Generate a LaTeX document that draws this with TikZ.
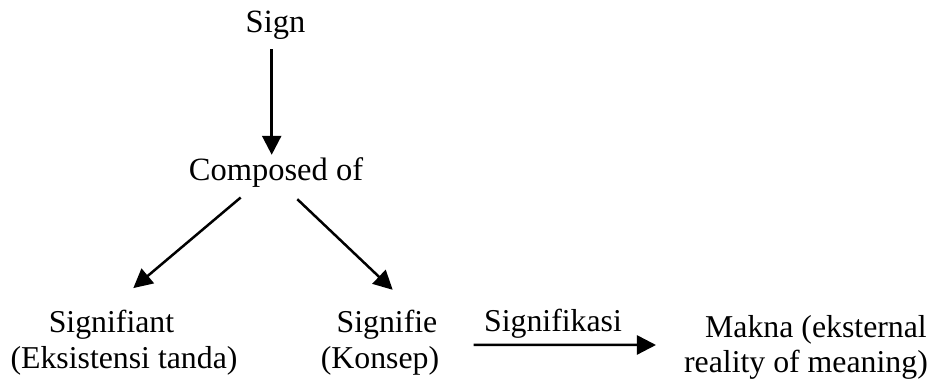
\documentclass[tikz,border=0pt]{standalone}
\usepackage{fontspec}
\setmainfont{Liberation Serif}
\usetikzlibrary{arrows.meta,calc}
\begin{document}
\begin{tikzpicture}[x=1pt,y=-1pt,
  txt/.style={inner sep=0pt,anchor=base,text height=22pt,text depth=7pt,font=\fontsize{32.5}{38}\selectfont},
  low/.style={txt,font=\fontsize{31.8}{38}\selectfont},
  arr/.style={line width=2.5pt,-{Triangle[length=19pt,width=19pt]}}]
\useasboundingbox (0,0) rectangle (947,379);
\node[txt] (sign) at (275.5,33) {Sign};
\node[txt] (comp) at (276,181) {Composed of};
\node[low] (sigant) at (111.5,332) {Signifiant};
\node[low] (eks) at (124,368) {(Eksistensi tanda)};
\node[low] (signifie) at (387,332) {Signifie};
\node[low] (konsep) at (380,368) {(Konsep)};
\node[low] (sigkas) at (553,331) {Signifikasi};
\node[low,anchor=base east] (makna) at (927,337) {Makna (eksternal};
\node[low,anchor=base east] (real) at (928,372) {reality of meaning)};
\draw[arr] ($(sign.south)+(-3.8,9)$) -- ($(comp.north)+(-4.3,-4)$);
\draw[arr] ($(comp.south)+(-35.3,9.3)$) -- ($(sigant.north)+(21.8,-21.7)$);
\draw[arr] ($(comp.south)+(21.3,11)$) -- ($(signifie.north)+(5.7,-20)$);
\draw[arr] ($(signifie.east)+(36,20.3)$) -- ($(makna.west)+(-49,15.5)$);
\end{tikzpicture}
\end{document}
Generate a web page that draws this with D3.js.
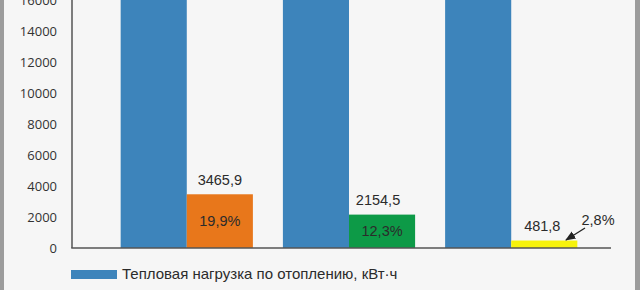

▸ **What is being asked**
Quote the records in full and exactly; skip any image.

▸ **Complete output**
Generate a LaTeX document that draws this with TikZ.
\documentclass[tikz,border=0pt]{standalone}
\usepackage{fontspec}
\setmainfont{Liberation Serif}
\usetikzlibrary{arrows.meta,calc}
\begin{document}
\begin{tikzpicture}[x=1pt,y=-1pt,
  txt/.style={inner sep=0pt,anchor=base,text height=22pt,text depth=7pt,font=\fontsize{32.5}{38}\selectfont},
  low/.style={txt,font=\fontsize{31.8}{38}\selectfont},
  arr/.style={line width=2.5pt,-{Triangle[length=19pt,width=19pt]}}]
\useasboundingbox (0,0) rectangle (947,379);
\node[txt] (sign) at (275.5,33) {Sign};
\node[txt] (comp) at (276,181) {Composed of};
\node[low] (sigant) at (111.5,332) {Signifiant};
\node[low] (eks) at (124,368) {(Eksistensi tanda)};
\node[low] (signifie) at (387,332) {Signifie};
\node[low] (konsep) at (380,368) {(Konsep)};
\node[low] (sigkas) at (553,331) {Signifikasi};
\node[low,anchor=base east] (makna) at (927,337) {Makna (eksternal};
\node[low,anchor=base east] (real) at (928,372) {reality of meaning)};
\draw[arr] ($(sign.south)+(-3.8,9)$) -- ($(comp.north)+(-4.3,-4)$);
\draw[arr] ($(comp.south)+(-35.3,9.3)$) -- ($(sigant.north)+(21.8,-21.7)$);
\draw[arr] ($(comp.south)+(21.3,11)$) -- ($(signifie.north)+(5.7,-20)$);
\draw[arr] ($(signifie.east)+(36,20.3)$) -- ($(makna.west)+(-49,15.5)$);
\end{tikzpicture}
\end{document}
Generate a web page that draws this with D3.js.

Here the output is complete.